A little stroll down memory lane reveals this hasn’t been the first time Africans, in particular, Nigerians have had a run-in with the Grammies. The legend King Sunny Adé (real name Sunday Adeniyi Adegeye) was nominated for a Grammy in 1984 for his album Synchro System, which was the first album from Nigeria to be nominated for Best Ethnic or Traditional Folk Recording.

Babatunde Olatunji, Femi Kuti, Sikiru Adepoju, Wizkid, Kah-Lo, Seun Kuti, Burna Boy, and Tiwa Savage were all nominated after King Sunny Adé. Babatunde Olatunji (real name Michael Babatunde Olatunji) was the first Nigerian to receive a Grammy award for his contribution to Mickey Hart's Planet Drum album in 1991.

Afrobeats has also made inroads at some of the world's most prestigious record labels.
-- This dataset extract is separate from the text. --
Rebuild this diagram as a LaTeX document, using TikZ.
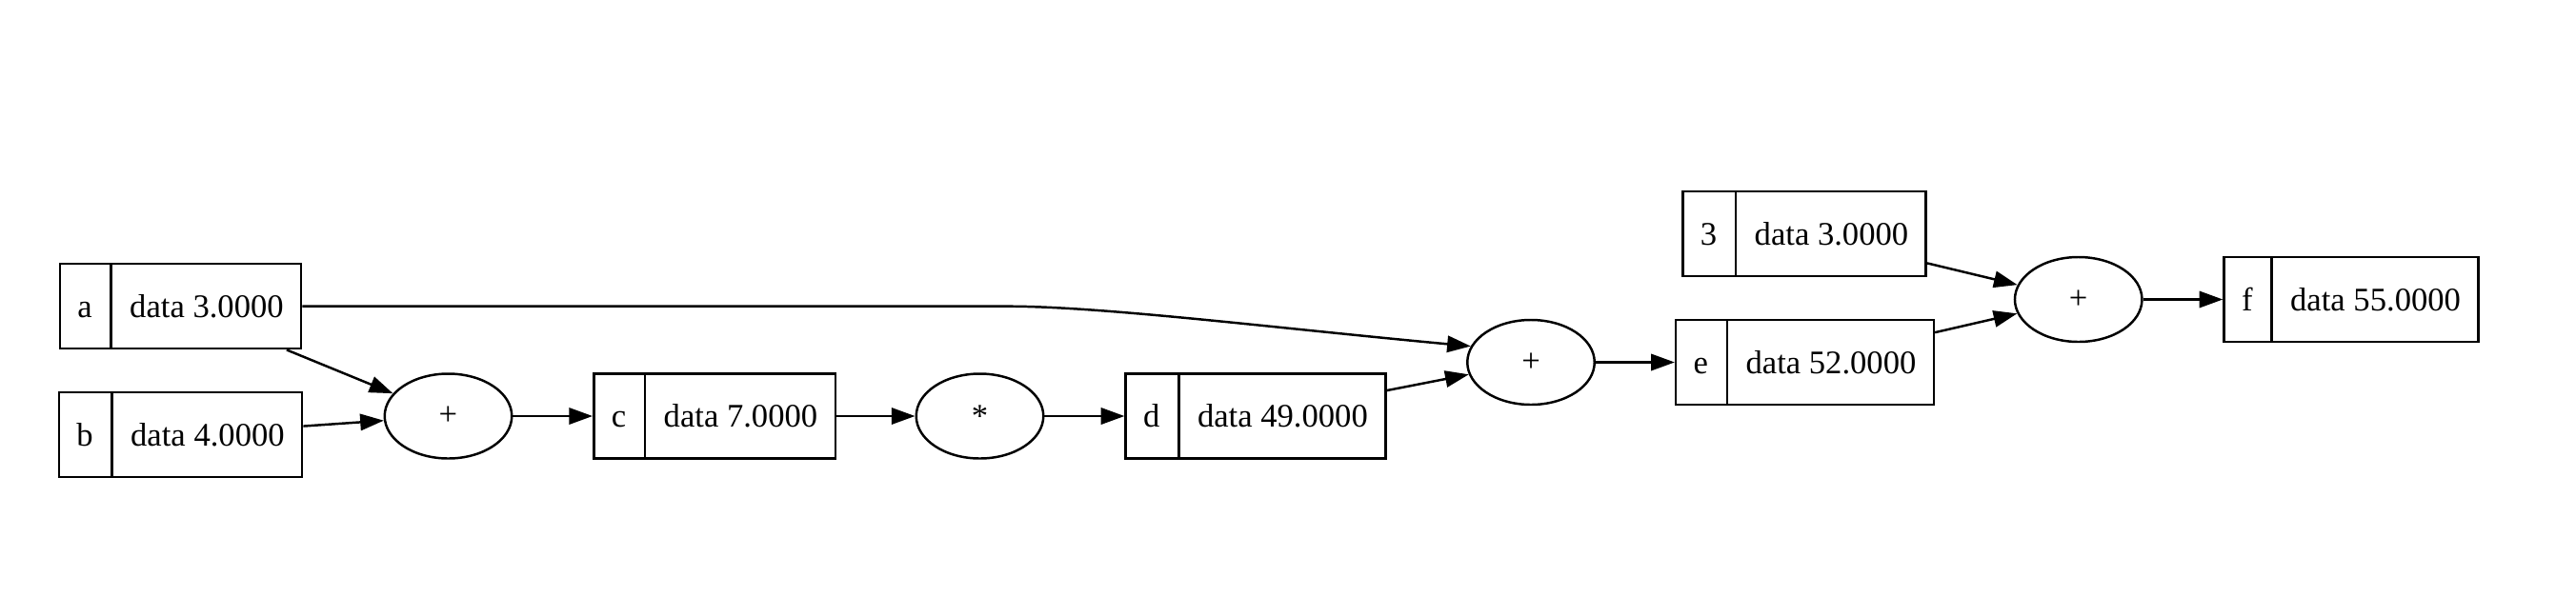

Sony and Universal Music have both opened offices in Nigeria in the last two years, signing publishing and distribution deals with a number of Afrobeats artists. R&B musicians like Chris Brown and Roy Woods, as well as British pop singers like Dua Lipa and Anne-Marie, have incorporated the sounds into their own hits, extending the genre's reach beyond West African artists.

It's not every day that a new artist's song appears on the famous playlist of a former American President. However, a young artist from Benin City, Nigeria, did just that. Rema, whose song Iron Man made Barack Obama's list of favorite songs for 2019, and whose eponymous debut EP topped the Apple Music Nigeria chart that year. This occurred, according to Rema, not as a result of, but in spite of, Afrobeats' international success.

Afrobeats, like Burnaboy, Wizkid, Tiwa Savage, and Rema, declare to the world, "Every country I go to, they tell me I am the future." A sea of smartphones catches the moment to broadcast to the rest of the world. The rise of Afrobeats from West Africa is still in its early stages.